Разум отнюдь не всесилен в общественной истории, так же как в душе и в поведении современного "развитого" человека, ибо "рассудок есть только рассудок и удовлетворяет только рассудочной способности человека, а хотенье есть проявление всей жизни Рассудок знает только то, что успел узнать а натура человеческая действует вся целиком, всем, что в ней есть, сознательно и бессознательно, и хоть врет, да живет". {Ф. М. Достоевский. Полн. собр. соч. в тридцати томах, т. 5. Л., 1973, стр. 115.} Поскольку Достоевский признает резонность такого взгляда на роль рассудочной способности, он в 1-й части "Записок из подполья" передает своему герою существенную часть полемики с теорией "расчета выгод", которую от себя начал в "Зимних заметках...".

Тут Достоевский нащупал действительно слабое место той концепции человека, которая лежит в основе "Что делать?". Как уже сказано выше, единственной сферой индивидуального своеобразия Лопухов объявляет сферу отдыха; с этой точки зрения поведение людей в общественных и личных отношениях полностью поддается разумному анализу и может регулироваться теорией "расчета выгод".
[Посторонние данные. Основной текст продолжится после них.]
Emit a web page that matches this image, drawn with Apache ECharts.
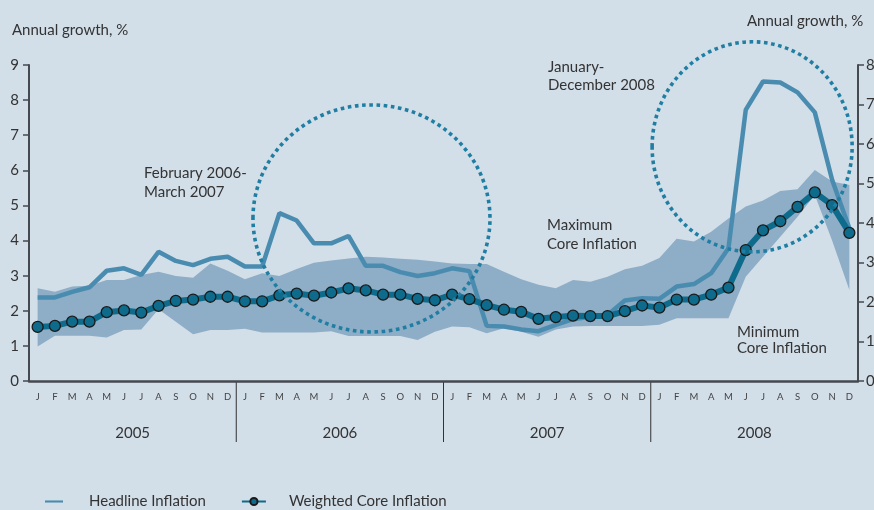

В "Записках из подполья" Достоевский и сам приходит к новой концепции личности, в некотором даже противоречии с собственными суждениями в "Зимних заметках...". Устами своего "антигероя" он утверждает теперь, что "самая выгодная выгода" - сохранить "нам самое главное и самое дорогое, то есть нашу личность и нашу индивидуальность", {Там же.} хотя бы даже и во вред себе и другим. Человек из подполья декларирует, "что ведь все дело-то человеческое, кажется, и действительно в том только и состоит, чтоб человек поминутно доказывал себе, что он человек, а не штифтик!". {Там же, стр. 117.}

Во второй части "Записок..." - "По поводу мокрого снега" - существо полемики с Чернышевским раскрывается сюжетно: в поведении героя и его взаимоотношениях с людьми. {В литературе о Достоевском уже отмечались те сюжетные положения второй части повести, которые перекликаются с некоторыми эпизодами "Что делать?": уличное столкновение Лопухова с осанистым господином, которого он "положил в канаву", и героя "Записок..." с офицером, "Рассказ Крюковой" и история отношений человека из подполья с Лизой и т. д. (см.: Виктор Шкловский. За и против. Заметки о Достоевском. М., 1957, стр. 154-162).} Особенно важен по своему полемическому содержанию параллелизм сюжетных мотивов, связанных с темой проституции, - истории взаимоотношений Насти Крюковой с Кирсановым и безыменного "парадоксалиста" "Записок из подполья" с Лизой. Оба эпизода восходят к известному стихотворению Некрасова, на которое Достоевский ссылается в эпиграфах. Полемическая идея писателя заключается здесь в том, что современный "развитой" человек менее всего способен спасать кого бы то ни было от унижения и оскорблений как раз потому, что руководствуется в этих случаях не сердечным порывом, а головными, "книжными" идеями, за которыми скрывается болезненная жажда самоутверждения за счет человеческого достоинства другого существа.